In spite of the current low spend, Chinese marketers are likely to increase investment in the fiscal year ahead, the report predicted.
Nearly a quarter of the advertisers surveyed said they will increase allocation to digital marketing to more than half of their total advertising budget, the highest in the Asia-Pacific region.
The majority of Asia-Pacific marketers spend less than 25 percent of their total budget on digital, according to Mark Phibbs, senior director of marketing at Adobe Asia-Pacific.
"Although the investment levels across Asia-Pacific are still low, the number of the Asia-Pacific region's marketers who expect to allocate more than half of their budget to digital marketing is set to double in the fiscal year ahead. The commitment to digital is clearly happening," said Phibbs.

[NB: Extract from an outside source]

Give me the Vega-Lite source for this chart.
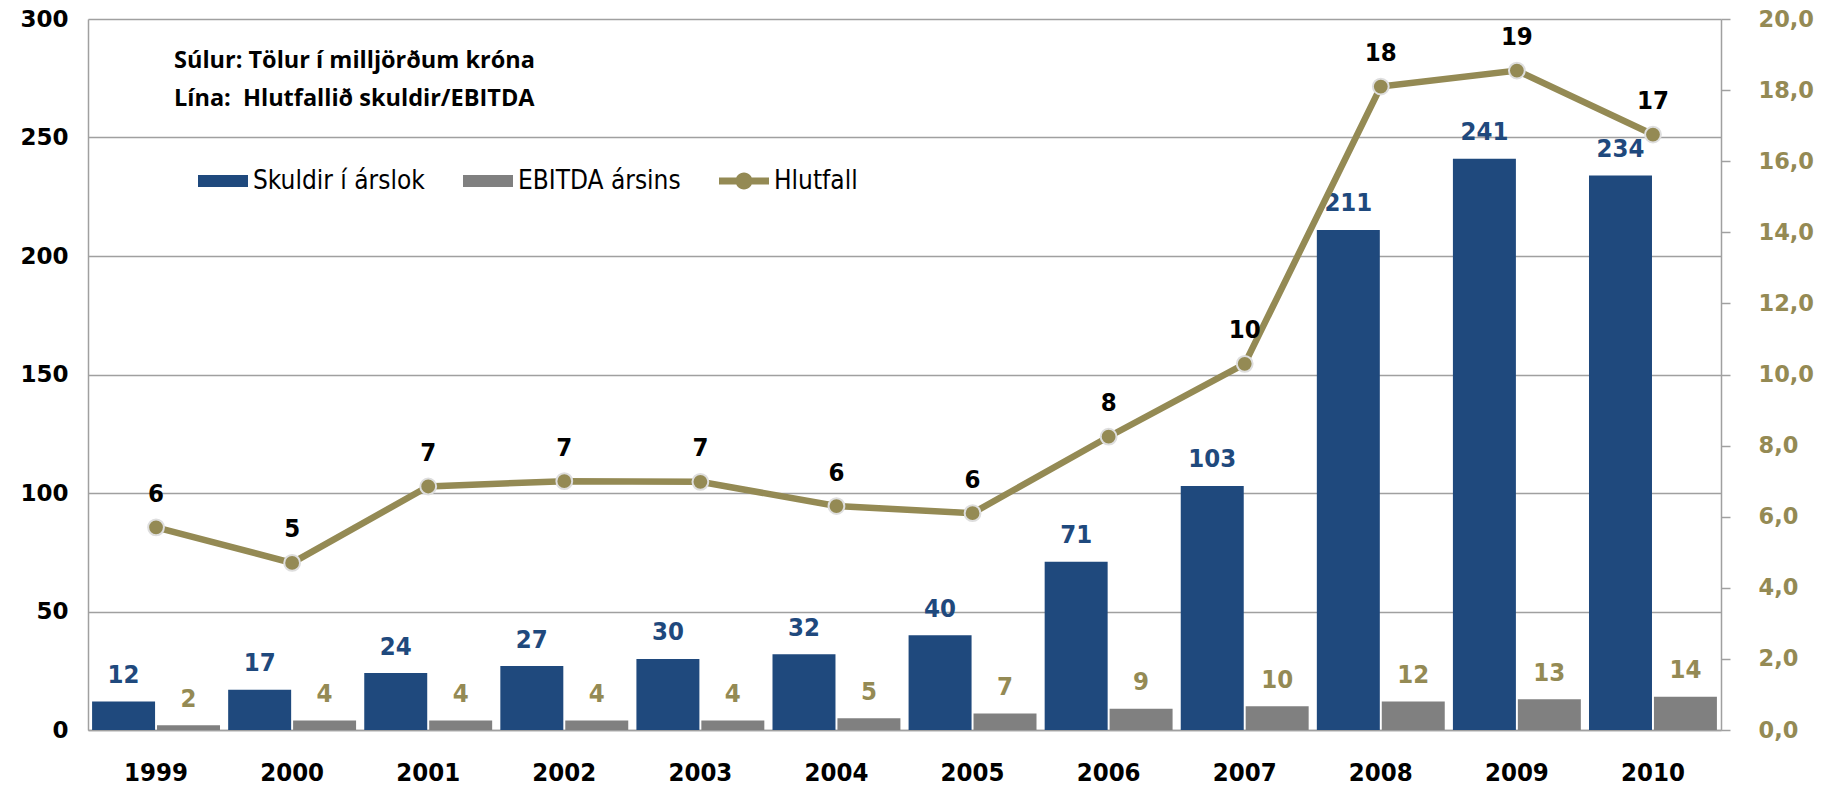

In 2011, the turnover of China's advertising industry exceeded 300 billion yuan ($48 billion), 21st Century Business Herald reported earlier this year, citing Gan Lin, vice-minister of the State Administration for Industry and Commerce.
Some analysts argue that Gan's estimation is too conservative, saying the industry could easily double this amount.
Advertisers spent 669 billion yuan in the nation in 2011, a year-on-year surge of 14.5 percent, said a report released by Charm Communications Inc, a Beijing-based advertising agency group.
TV and radio remain the biggest platforms for Chinese advertisers - and their shares continue to grow. Advertisers' spending on TV increased by about 14 percent year-on-year in 2011. Spending on radio channels surged by more than 30 percent during the same period, data from Charm shows.
Online advertising spending in the nation hit 20.4 billion yuan in the third quarter of this year, a jump of 16 percent quarter-on-quarter, data from Analysys International shows.
Seeing booming advertising expenditure in TV and radio is not a bad thing for online media because the collaboration among platforms will offer advertisers more choice and encourage them to spend more, analysts suggest.
"Advertisers in China are showing more willingness to invest in solutions that could make the most of the advantages of different platforms," said Dong Xu, a researcher at Analysys International.
"They started to realize the importance of advertising effectiveness evaluation after they put advertisements to market because the sluggish economic environment forced advertisers to consider whether the huge campaign expenses they spent were worth it," said Dong.
Yet industry insiders said current analytic reports are not used sufficiently, a fact that may hinder the development of the industry.
Chinese marketers understand the urgent need to demonstrate return on investment on digital marketing spending but are hampered by a lack of systems and skills to get the data they need, said the report.
Only 33 percent of the respondents are using analytic and reporting technologies and of those actively measuring digital marketing programs, more than 85 percent admitted they are not good at measuring investment and return.
"Asia-Pacific marketers are struggling to move beyond surface-level indicators that simply report clicks, views and baseline consumption," said Phibbs. "Leveraging data to generate analytical insights is critical to helping the marketers move ahead of the curve in terms of tracking and mapping customer insights and behavior."
The assessment of marketing data is not only important for reaching and engaging in the domestic market. It is also a key for companies who intend to enjoin global competition.
"Digital marketing is a critical factor in identifying and quantifying new markets, reaching out to new customers, building brands and maintaining strong business opportunities internationally," Phibbs said.
However, lack of trained analytical talents was another significant issue for the sector - especially in China, where skills shortages are obvious.
More than 75 percent of Chinese marketers said their current marketing teams didn't have the right skills, experience or talents needed to take on a digital marketing strategy and 38 percent said they had an insufficient budget to bring on the right level of senior talent, the report showed.
The right candidates were also not easily found. One in five of the marketers said they were unable to find the right staff with the right skills. Outsourcing was not a solution, with 40 percent saying their agencies' capabilities were limiting their ability to execute business sufficiently effectively.
"The region does not lack bright minds looking to advance their knowledge and skill base but training on advancements in technologies, strategies and analytics will be a requirement," said the report.
The critical next steps for global advertisers are to find a qualified industry leader, to adopt analytical resources and continued investment, which, according to Phibbs, all need great improvement in China.